Beautiful Soup库的基本元素
解析、遍历、维护标签树的功能库
<p>..</p>:标签Tag
p为Name
class="title"为属性,属性为键值对构成
Beautiful Soup库的引用 from bs4 import BeatifulSoup import bs4
HTML文档、标签树、BeautifulSoup类等价
from bs4 import BeautifulSoup
soup = BeautifulSoup("<html>data</html>","html.parser")

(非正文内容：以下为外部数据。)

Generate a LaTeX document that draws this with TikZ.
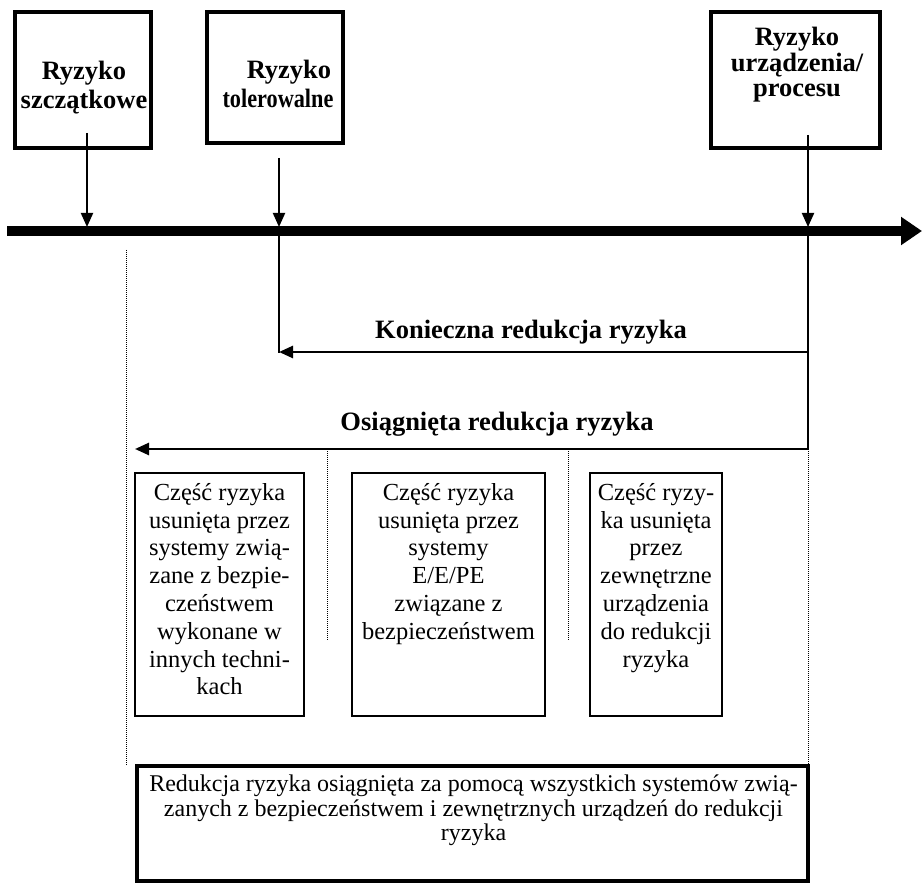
\documentclass[tikz,border=0pt]{standalone}
\usepackage{fontspec}
\setmainfont{Liberation Serif}
\usetikzlibrary{arrows.meta}
\begin{document}
\begin{tikzpicture}[x=1pt,y=-1pt,
  topbox/.style={draw,line width=4pt,inner sep=0pt},
  toptext/.style={font=\fontsize{26.5}{28.5}\selectfont\bfseries,align=center,inner sep=0pt,anchor=north},
  midbox/.style={draw,line width=2.8pt,inner sep=0pt},
  midtext/.style={font=\fontsize{24.5}{27.8}\selectfont,align=center,inner sep=0pt,anchor=north},
  botbox/.style={draw,line width=4pt,inner sep=0pt},
  bottext/.style={font=\fontsize{24}{24.5}\selectfont,align=center,inner sep=0pt,anchor=north},
  headtext/.style={font=\fontsize{26.5}{28}\selectfont\bfseries,inner sep=0pt,anchor=base},
  varrow/.style={line width=2pt,-{Triangle[length=14pt,width=12pt]}},
  harrow/.style={line width=2.5pt,-{Triangle[length=14pt,width=12pt]}},
  axisline/.style={line width=10pt,-{Triangle[length=21pt,width=27pt]}},
  guide/.style={line width=1pt,densely dotted},
  solidline/.style={line width=2pt},
]
\useasboundingbox (0,0) rectangle (923,885);

% top boxes
\node[topbox,minimum width=136pt,minimum height=136pt] (b1) at (83,80) {};
\node[toptext] (t1) at (84,61) {Ryzyko\\szczątkowe};
\node[topbox,minimum width=136pt,minimum height=131pt] (b2) at (275,77.5) {};
\node[toptext] (t2) at (278,60) {\hspace*{22pt}Ryzyko\\\scalebox{0.84}[1]{tolerowalne}};
\node[topbox,minimum width=169pt,minimum height=136pt] (b3) at (795.5,80) {};
\node[toptext,font=\fontsize{26.5}{25.5}\selectfont\bfseries] (t3) at (797,27) {Ryzyko\\urządzenia/\\procesu};

% axis
\coordinate (axL) at (7,231);
\coordinate (axR) at (922,231);
\draw[axisline] (axL) -- (axR);

% vertical arrows onto the axis
\coordinate (a1s) at (87,133);  \coordinate (a1e) at (87,227);
\coordinate (a2s) at (279,158); \coordinate (a2e) at (279,227);
\coordinate (a3s) at (808,135); \coordinate (a3e) at (808,227);
\draw[varrow] (a1s) -- (a1e);
\draw[varrow] (a2s) -- (a2e);
\draw[varrow] (a3s) -- (a3e);

% drop lines below the axis
\coordinate (d2t) at (279,231); \coordinate (d2b) at (279,353);
\coordinate (d3t) at (808,231); \coordinate (d3m) at (808,449); \coordinate (d3b) at (808,766);
\draw[solidline] (d2t) -- (d2b);
\draw[solidline] (d3t) -- (d3m);
\draw[guide] (d3m) -- (d3b);

% left guide
\coordinate (gLt) at (126,250); \coordinate (gLb) at (126,766);
\draw[guide] (gLt) -- (gLb);

% reduction arrows
\coordinate (k1) at (808,352); \coordinate (k2) at (279,352);
\draw[harrow] (k1) -- (k2);
\node[headtext] (kt) at (531,338) {Konieczna redukcja ryzyka};
\coordinate (o1) at (808,449); \coordinate (o2) at (135,449);
\draw[harrow] (o1) -- (o2);
\node[headtext] (ot) at (497,430) {Osiągnięta redukcja ryzyka};

% middle guides
\coordinate (g1t) at (327,449); \coordinate (g1b) at (327,640);
\coordinate (g2t) at (568,449); \coordinate (g2b) at (568,640);
\draw[guide] (g1t) -- (g1b);
\draw[guide] (g2t) -- (g2b);

% middle boxes
\node[midbox,minimum width=169pt,minimum height=243pt] (mA) at (219.5,594.5) {};
\node[midtext] (mAt) at (219.5,483) {Część ryzyka\\usunięta przez\\systemy zwią-\\zane z bezpie-\\czeństwem\\wykonane w\\innych techni-\\kach};
\node[midbox,minimum width=193pt,minimum height=243pt] (mB) at (448.5,594.5) {};
\node[midtext] (mBt) at (448.5,483) {Część ryzyka\\usunięta przez\\systemy\\E/E/PE\\związane z\\bezpieczeństwem};
\node[midbox,minimum width=132pt,minimum height=243pt] (mC) at (656,594.5) {};
\node[midtext] (mCt) at (656,483) {Część ryzy-\\ka usunięta\\przez\\zewnętrzne\\urządzenia\\do redukcji\\ryzyka};

% bottom box
\node[botbox,minimum width=671pt,minimum height=115pt] (bb) at (472.5,823.5) {};
\node[bottext] (bbt) at (473.5,775) {Redukcja ryzyka osiągnięta za pomocą wszystkich systemów zwią-\\zanych z bezpieczeństwem i zewnętrznych urządzeń do redukcji\\ryzyka};
\end{tikzpicture}
\end{document}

soup2 = BeautifulSoup(open("D://demo.html"),"html.parser")
解析器
- bs4的HTML解析器 'html.parser' 需要bs4库
- lxml的HTML解析器 'lxml' pip install lxml
- lxml的XML解析器 'lxl' pip install lxml
- html5lib的解析器 'html5lib' pip install html5lib
Beautiful Soup类基本元素
- Tag 标签,最基本的信息组织单元 <></>
- Name 标签的名字,如p,.name
- Attributes 属性,如class,.attrs
- NavigableString 标签内费属性字符串,.string,即内容
- Comment 标签内字符串的注释,一种特殊的Comment类型
from bs4 import BeautifulSoup
soup = BeautifulSoup(demo,"HTML.parser")
soup.title
tag = soup.a
tag
获取标签名字
from bs4 import BeautifulSoup
soup = BeautifulSoup(demo,"html.parser")
soup.a.name
soup.a.parent.name
soupt.a.parent.parent.name
tag = soup.a
tag.attrs #这是一个字典
tag.attrs['class']
tag.attrs['href']
type(tag.attrs) #dict
type(tag) #bs4.element.Tag
#NavigableString
soup.a.string
soup.p.string
type(soup.p.string) #bs4.element.NavigableString
#Comment 可对类型做判断过滤注释信息
newsoup = BeautifulSoup("<b><!--This is a comment--></b><p>This is not a comment</p>, "html.parser")
newsoup.b.string
type(newsoup.b.string) #bs4.element.Comment
type(newsoup.p.string) #bs4.element.NavigableString